The Silver Spring Library . (Brittany Greeson/The Washington Post)

The new Silver Spring branch of the Montgomery County library opened to much fanfare. The building is big — five stories, three of which are for the library — and sits on one of the busiest corners downtown. Designed by the Lukmire Partnership, an Arlington architecture firm, this library does much more than house books. It has e-readers at the checkout desk and a large, casual area for teens, public meeting rooms and a digital media lab. Appropriately, the architects chose a contemporary material palette of glass, concrete and steel. The result is a building that fits right into its urban setting and allows readers to bask in the daylight that floods in through glass walls.

The Silver Spring Library anchors the southwest corner of Wayne Avenue and Fenton Street. It fills a crucial gap in the street edge along Wayne, and the increase in foot traffic will enliven that up-and-coming corridor. The library’s main entrance, on Fenton Street, represents an effort to draw the energy of downtown Silver Spring south into the Fenton Village neighborhood. A nearby apartment building for older adults will help with that once finished.

Library patrons arrive on foot, by bike and by car; they can pay to park in the seven-story garage across Wayne Avenue. The county’s controversial decision not to build a pedestrian bridge over Wayne was the right one — it’s simply not needed. And several years from now, if today’s political consensus holds, we’ll have one more way to get to the library. A tunnel for the future Purple Line runs straight under the building, undoubtedly its most impressive feature.

On the library’s opening day in June, Montgomery County leaders heaped praise on its architecture. State Sen. Jamie B. Raskin (D-Montgomery) called it the “most beautiful library in the world.” Alas, for all the project’s merits, that’s not true. Architecturally speaking, it’s not even the best library within a 10-mile radius.

Several years ago, the D.C. Public Library system embarked on an extraordinary building program under then-director Ginnie Cooper. Cooper hired world-class architects to design new branch libraries from Anacostia to Tenleytown . These small, stunning landmarks dot the city. They won a lot of design awards and have been a big hit with the public: Library circulation has surged in the District.

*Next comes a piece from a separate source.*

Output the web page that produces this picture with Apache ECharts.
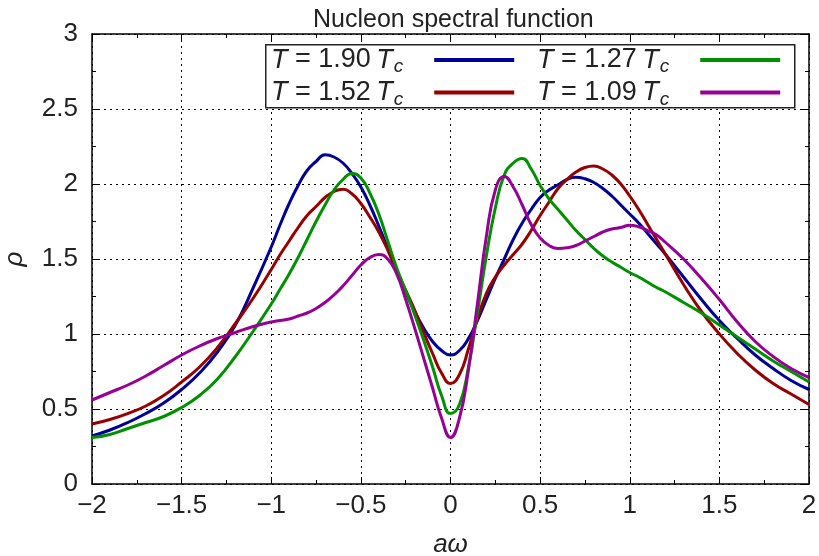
<!DOCTYPE html>
<html><head><meta charset="utf-8">
<script src="https://cdn.jsdelivr.net/npm/echarts@6/dist/echarts.min.js"></script>
<style>html,body{margin:0;padding:0;background:#fff}#c{width:819px;height:556px}</style>
</head><body><div id="c"></div>
<script>
const chartTitle = 'Nucleon spectral function';
const xName = 'aω';
const yName = 'ρ';
const temps = ['1.90', '1.52', '1.27', '1.09'];
const colors = ['#000096', '#960000', '#009000', '#960096'];
const aw = [-2, -1.9, -1.8, -1.7, -1.6, -1.5, -1.4, -1.3, -1.2, -1.1,
  -1.0, -0.95, -0.9, -0.85, -0.8, -0.75, -0.7, -0.65, -0.6, -0.55,
  -0.5, -0.45, -0.4, -0.35, -0.3, -0.25, -0.2, -0.15, -0.1, -0.05,
  0, 0.05, 0.1, 0.15, 0.2, 0.25, 0.3, 0.35, 0.4, 0.45,
  0.5, 0.55, 0.6, 0.65, 0.7, 0.75, 0.8, 0.85, 0.9, 0.95,
  1.0, 1.05, 1.1, 1.15, 1.2,
  1.3, 1.4, 1.5, 1.6, 1.7, 1.8, 1.9, 2.0];
const rho190 = [0.32, 0.36, 0.41, 0.47, 0.54, 0.63, 0.74, 0.88, 1.06, 1.31,
  1.58, 1.73, 1.87, 1.99, 2.09, 2.15, 2.195, 2.18, 2.14, 2.07,
  1.98, 1.86, 1.72, 1.57, 1.42, 1.28, 1.15, 1.04, 0.95, 0.89,
  0.86, 0.89, 0.97, 1.09, 1.23, 1.37, 1.5, 1.63, 1.74, 1.83,
  1.91, 1.96, 1.995, 2.03, 2.045, 2.035, 2.01, 1.97, 1.92, 1.86,
  1.8, 1.74, 1.67, 1.6, 1.53,
  1.38, 1.23, 1.09, 0.97, 0.86, 0.77, 0.69, 0.63];
const rho152 = [0.40, 0.43, 0.47, 0.52, 0.59, 0.68, 0.78, 0.91, 1.07, 1.24,
  1.43, 1.53, 1.62, 1.71, 1.79, 1.85, 1.91, 1.95, 1.965, 1.935,
  1.87, 1.78, 1.68, 1.56, 1.42, 1.29, 1.16, 1.01, 0.87, 0.74,
  0.67, 0.73, 0.9, 1.1, 1.27, 1.38, 1.46, 1.53, 1.6, 1.69,
  1.79, 1.88, 1.97, 2.03, 2.08, 2.11, 2.12, 2.1, 2.06, 2.0,
  1.92, 1.83, 1.73, 1.63, 1.53,
  1.33, 1.15, 1.0, 0.87, 0.76, 0.67, 0.6, 0.53];
const rho127 = [0.31, 0.33, 0.37, 0.41, 0.45, 0.51, 0.59, 0.7, 0.85, 1.02,
  1.2, 1.3, 1.4, 1.51, 1.63, 1.75, 1.86, 1.96, 2.03, 2.07,
  2.04, 1.94, 1.8, 1.62, 1.44, 1.29, 1.13, 0.96, 0.78, 0.59,
  0.47, 0.53, 0.78, 1.14, 1.52, 1.84, 2.06, 2.14, 2.17, 2.1,
  1.99, 1.9, 1.83, 1.76, 1.69, 1.63, 1.57, 1.52, 1.48, 1.445,
  1.41, 1.38, 1.345, 1.31, 1.28,
  1.21, 1.14, 1.06, 0.98, 0.9, 0.82, 0.75, 0.68];
const rho109 = [0.56, 0.61, 0.66, 0.72, 0.79, 0.86, 0.92, 0.97, 1.01, 1.05,
  1.08, 1.09, 1.1, 1.12, 1.14, 1.17, 1.21, 1.26, 1.32, 1.39,
  1.46, 1.51, 1.53, 1.5, 1.4, 1.23, 1.04, 0.84, 0.64, 0.44,
  0.31, 0.44, 0.76, 1.2, 1.65, 1.96, 2.05, 1.98, 1.86, 1.73,
  1.64, 1.59, 1.57, 1.575, 1.59, 1.62, 1.65, 1.68, 1.7, 1.71,
  1.725, 1.715, 1.69, 1.66, 1.61,
  1.5, 1.37, 1.23, 1.08, 0.95, 0.85, 0.77, 0.71];
const xTicks = {min: -2, max: 2, interval: 0.5};
const yTicks = {min: 0, max: 3, interval: 0.5};

const allRho = [rho190, rho152, rho127, rho109];
const FONT = 'Liberation Sans';
const TXT = '#222';
const fmtMinus = v => String(v).replace('-', '\u2212');

const gridLine = {show: true, lineStyle: {color: '#000', width: 1, type: [2, 4]}};
function xAxis(pos, labels) {
  return {
    type: 'value', position: pos, min: xTicks.min, max: xTicks.max, interval: xTicks.interval,
    axisLine: {show: true, onZero: false, lineStyle: {color: '#000', width: 1.5}},
    axisTick: {show: true, inside: true, length: 7, lineStyle: {color: '#000', width: 1}},
    minorTick: {show: true, splitNumber: 2, length: 4, lineStyle: {color: '#000', width: 1}},
    splitLine: labels ? gridLine : {show: false},
    axisLabel: {show: labels, fontFamily: FONT, fontSize: 26, color: TXT, margin: 9, formatter: fmtMinus},
    name: labels ? xName : '', nameLocation: 'middle', nameGap: 48,
    nameTextStyle: {fontFamily: FONT, fontSize: 26, fontStyle: 'italic', color: TXT}
  };
}
function yAxis(pos, labels) {
  return {
    type: 'value', position: pos, min: yTicks.min, max: yTicks.max, interval: yTicks.interval,
    axisLine: {show: true, onZero: false, lineStyle: {color: '#000', width: 1.5}},
    axisTick: {show: true, inside: true, length: 7, lineStyle: {color: '#000', width: 1}},
    minorTick: {show: true, splitNumber: 2, length: 4, lineStyle: {color: '#000', width: 1}},
    splitLine: labels ? gridLine : {show: false},
    axisLabel: {show: labels, fontFamily: FONT, fontSize: 26, color: TXT, margin: 14, formatter: fmtMinus},
    name: labels ? yName : '', nameLocation: 'middle', nameGap: 64, nameRotate: 90,
    nameTextStyle: {fontFamily: FONT, fontSize: 26, fontStyle: 'italic', color: TXT}
  };
}

const rich = {
  i: {fontFamily: FONT, fontSize: 27, fontStyle: 'italic', color: TXT},
  n: {fontFamily: FONT, fontSize: 27, color: TXT},
  s: {fontFamily: FONT, fontSize: 19, fontStyle: 'italic', color: TXT, padding: [14, 0, 0, 1]},
  g: {width: 26}
};
const legendFmt = name => '{i|T}{n| = ' + name + '\u2009}{i|T}{s|c}{g|}';
function legend(left, names) {
  return {
    data: names, orient: 'vertical', left: left, top: 45, padding: 0, itemGap: 1,
    align: 'right', icon: 'rect', itemWidth: 80, itemHeight: 4, selectedMode: false, z: 10,
    formatter: legendFmt,
    textStyle: {fontFamily: FONT, fontSize: 27, color: TXT, lineHeight: 30, rich: rich}
  };
}

const chart = echarts.init(document.getElementById('c'), null, {renderer: 'canvas'});
chart.setOption({
  animation: false,
  backgroundColor: '#fff',
  title: {text: chartTitle, left: 308, top: 3,
    textStyle: {fontFamily: FONT, fontSize: 25, fontWeight: 'normal', color: TXT}},
  grid: {left: 92, right: 10, top: 34, bottom: 72, containLabel: false, outerBoundsMode: 'none'},
  xAxis: [xAxis('bottom', true), xAxis('top', false)],
  yAxis: [yAxis('left', true), yAxis('right', false)],
  legend: [legend(271, [temps[0], temps[1]]), legend(537, [temps[2], temps[3]])],
  graphic: [{type: 'rect', left: 265, top: 44, z: 5,
    shape: {width: 529, height: 63}, style: {fill: '#fff', stroke: '#222', lineWidth: 1.5}}],
  series: temps.map((t, k) => ({
    name: t, type: 'line', smooth: 0.5, showSymbol: false, z: 3,
    color: colors[k], lineStyle: {width: 3, color: colors[k]},
    data: aw.map((x, j) => [x, allRho[k][j]])
  }))
});
</script></body></html>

Compared with the iconic Watha T. Daniel Neighborhood Library in Shaw or architect David Adjaye’s jewel-like Francis Gregory Neighborhood Library in Southeast, the design of the Silver Spring Library doesn’t soar. The building is awkwardly fronted by a large, separate escalator lobby on Fenton Street. Neighbors and officials pushed for this as a connector to Fenton Village, but it’s an odd and inefficient use of space, and it blunts the effect of the building’s dramatic cantilever over the Purple Line tunnel. The tunnel, for now, is dark and forlorn, with boulders strewn around the hard pavement.

The bottom two floors of the building will eventually house an arts space. (Negotiations between the county and its would-be tenant, the nonprofit Pyramid Atlantic, broke down.) On the Wayne side, they’re clad in concrete at eye level, presenting a blank face to passersby. Navigating inside can be confusing, with the two entrances and an array of doors, stairs and elevators. Interior details look rushed, although the natural light is wonderful.

This was an immensely complicated project — more so than any of the District’s branch libraries, to be sure — and Montgomery officials and the design team deserve credit for trying to accomplish many worthwhile goals. Success will be contingent on the county doing all it can to knit the various pieces into a coherent, lively whole. Officials should prioritize bringing artists into the lower levels and brightening the tunnel through creative lighting and landscape design.

The county spent years and nearly $70 million on planning and construction, so it’s understandable that it wanted to get it right from an urban perspective. But for all the civic heavy lifting performed by the new building, it doesn’t quite have the architecture to match.

Maybe that’s okay for now — after all, we got a pleasant library that’s an urbanist workhorse. But it won’t be okay forever. Suburbs are increasingly competing with cities for residents and businesses. Excellent architecture creates the kind of places where people want to be. As Silver Spring matures into a true city, I hope we’ll see more buildings on par with the very best in our region.